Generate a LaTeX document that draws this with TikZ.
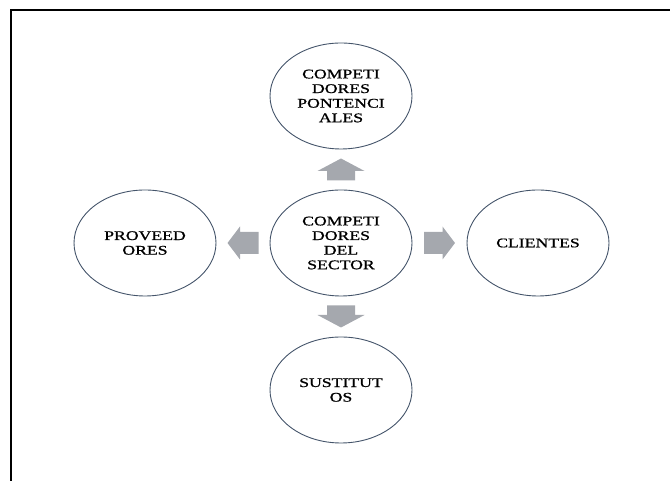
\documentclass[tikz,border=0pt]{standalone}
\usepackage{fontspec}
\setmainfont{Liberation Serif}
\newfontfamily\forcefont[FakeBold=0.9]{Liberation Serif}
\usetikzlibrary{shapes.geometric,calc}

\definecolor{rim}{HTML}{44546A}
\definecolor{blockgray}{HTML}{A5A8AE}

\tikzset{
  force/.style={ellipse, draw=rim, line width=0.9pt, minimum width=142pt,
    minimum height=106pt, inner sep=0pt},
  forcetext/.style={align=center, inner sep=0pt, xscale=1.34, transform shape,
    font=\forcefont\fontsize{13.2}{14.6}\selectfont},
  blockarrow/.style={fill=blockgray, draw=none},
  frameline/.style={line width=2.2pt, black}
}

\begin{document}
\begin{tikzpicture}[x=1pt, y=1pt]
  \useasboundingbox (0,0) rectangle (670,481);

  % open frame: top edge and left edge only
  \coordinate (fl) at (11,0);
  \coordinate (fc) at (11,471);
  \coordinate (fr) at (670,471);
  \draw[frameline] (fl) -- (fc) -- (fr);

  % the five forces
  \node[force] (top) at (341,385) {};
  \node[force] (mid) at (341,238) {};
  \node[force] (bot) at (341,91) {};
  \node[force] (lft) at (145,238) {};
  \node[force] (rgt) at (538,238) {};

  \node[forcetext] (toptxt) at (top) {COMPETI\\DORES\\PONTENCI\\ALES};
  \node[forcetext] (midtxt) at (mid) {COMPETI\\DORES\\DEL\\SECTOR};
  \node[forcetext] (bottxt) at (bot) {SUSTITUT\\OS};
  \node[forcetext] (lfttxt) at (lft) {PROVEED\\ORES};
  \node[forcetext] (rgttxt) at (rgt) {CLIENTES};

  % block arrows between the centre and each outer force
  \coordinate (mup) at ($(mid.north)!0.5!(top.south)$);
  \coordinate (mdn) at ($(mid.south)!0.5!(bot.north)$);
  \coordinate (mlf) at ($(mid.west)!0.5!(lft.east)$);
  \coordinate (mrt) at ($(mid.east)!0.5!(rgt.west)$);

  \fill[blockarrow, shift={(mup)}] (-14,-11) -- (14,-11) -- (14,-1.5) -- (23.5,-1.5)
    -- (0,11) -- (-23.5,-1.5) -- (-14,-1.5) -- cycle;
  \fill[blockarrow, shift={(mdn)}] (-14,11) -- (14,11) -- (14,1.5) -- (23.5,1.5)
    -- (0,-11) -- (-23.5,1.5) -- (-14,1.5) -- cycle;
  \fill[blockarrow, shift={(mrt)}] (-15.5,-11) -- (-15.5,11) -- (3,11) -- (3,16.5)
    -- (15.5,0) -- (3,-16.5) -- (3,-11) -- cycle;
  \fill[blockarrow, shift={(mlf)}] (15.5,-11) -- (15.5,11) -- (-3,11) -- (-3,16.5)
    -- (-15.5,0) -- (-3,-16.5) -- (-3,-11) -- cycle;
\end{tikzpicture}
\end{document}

☆ ☆ ☆ ☆ ☆ ☆ ☆

Exercise aim
Reproduce the material word for word. Any pictures should be left out of the copy.

Answer in full
Generate a LaTeX document that draws this with TikZ.
\documentclass[tikz,border=0pt]{standalone}
\usepackage{fontspec}
\setmainfont{Liberation Serif}
\newfontfamily\forcefont[FakeBold=0.9]{Liberation Serif}
\usetikzlibrary{shapes.geometric,calc}

\definecolor{rim}{HTML}{44546A}
\definecolor{blockgray}{HTML}{A5A8AE}

\tikzset{
  force/.style={ellipse, draw=rim, line width=0.9pt, minimum width=142pt,
    minimum height=106pt, inner sep=0pt},
  forcetext/.style={align=center, inner sep=0pt, xscale=1.34, transform shape,
    font=\forcefont\fontsize{13.2}{14.6}\selectfont},
  blockarrow/.style={fill=blockgray, draw=none},
  frameline/.style={line width=2.2pt, black}
}

\begin{document}
\begin{tikzpicture}[x=1pt, y=1pt]
  \useasboundingbox (0,0) rectangle (670,481);

  % open frame: top edge and left edge only
  \coordinate (fl) at (11,0);
  \coordinate (fc) at (11,471);
  \coordinate (fr) at (670,471);
  \draw[frameline] (fl) -- (fc) -- (fr);

  % the five forces
  \node[force] (top) at (341,385) {};
  \node[force] (mid) at (341,238) {};
  \node[force] (bot) at (341,91) {};
  \node[force] (lft) at (145,238) {};
  \node[force] (rgt) at (538,238) {};

  \node[forcetext] (toptxt) at (top) {COMPETI\\DORES\\PONTENCI\\ALES};
  \node[forcetext] (midtxt) at (mid) {COMPETI\\DORES\\DEL\\SECTOR};
  \node[forcetext] (bottxt) at (bot) {SUSTITUT\\OS};
  \node[forcetext] (lfttxt) at (lft) {PROVEED\\ORES};
  \node[forcetext] (rgttxt) at (rgt) {CLIENTES};

  % block arrows between the centre and each outer force
  \coordinate (mup) at ($(mid.north)!0.5!(top.south)$);
  \coordinate (mdn) at ($(mid.south)!0.5!(bot.north)$);
  \coordinate (mlf) at ($(mid.west)!0.5!(lft.east)$);
  \coordinate (mrt) at ($(mid.east)!0.5!(rgt.west)$);

  \fill[blockarrow, shift={(mup)}] (-14,-11) -- (14,-11) -- (14,-1.5) -- (23.5,-1.5)
    -- (0,11) -- (-23.5,-1.5) -- (-14,-1.5) -- cycle;
  \fill[blockarrow, shift={(mdn)}] (-14,11) -- (14,11) -- (14,1.5) -- (23.5,1.5)
    -- (0,-11) -- (-23.5,1.5) -- (-14,1.5) -- cycle;
  \fill[blockarrow, shift={(mrt)}] (-15.5,-11) -- (-15.5,11) -- (3,11) -- (3,16.5)
    -- (15.5,0) -- (3,-16.5) -- (3,-11) -- cycle;
  \fill[blockarrow, shift={(mlf)}] (15.5,-11) -- (15.5,11) -- (-3,11) -- (-3,16.5)
    -- (-15.5,0) -- (-3,-16.5) -- (-3,-11) -- cycle;
\end{tikzpicture}
\end{document}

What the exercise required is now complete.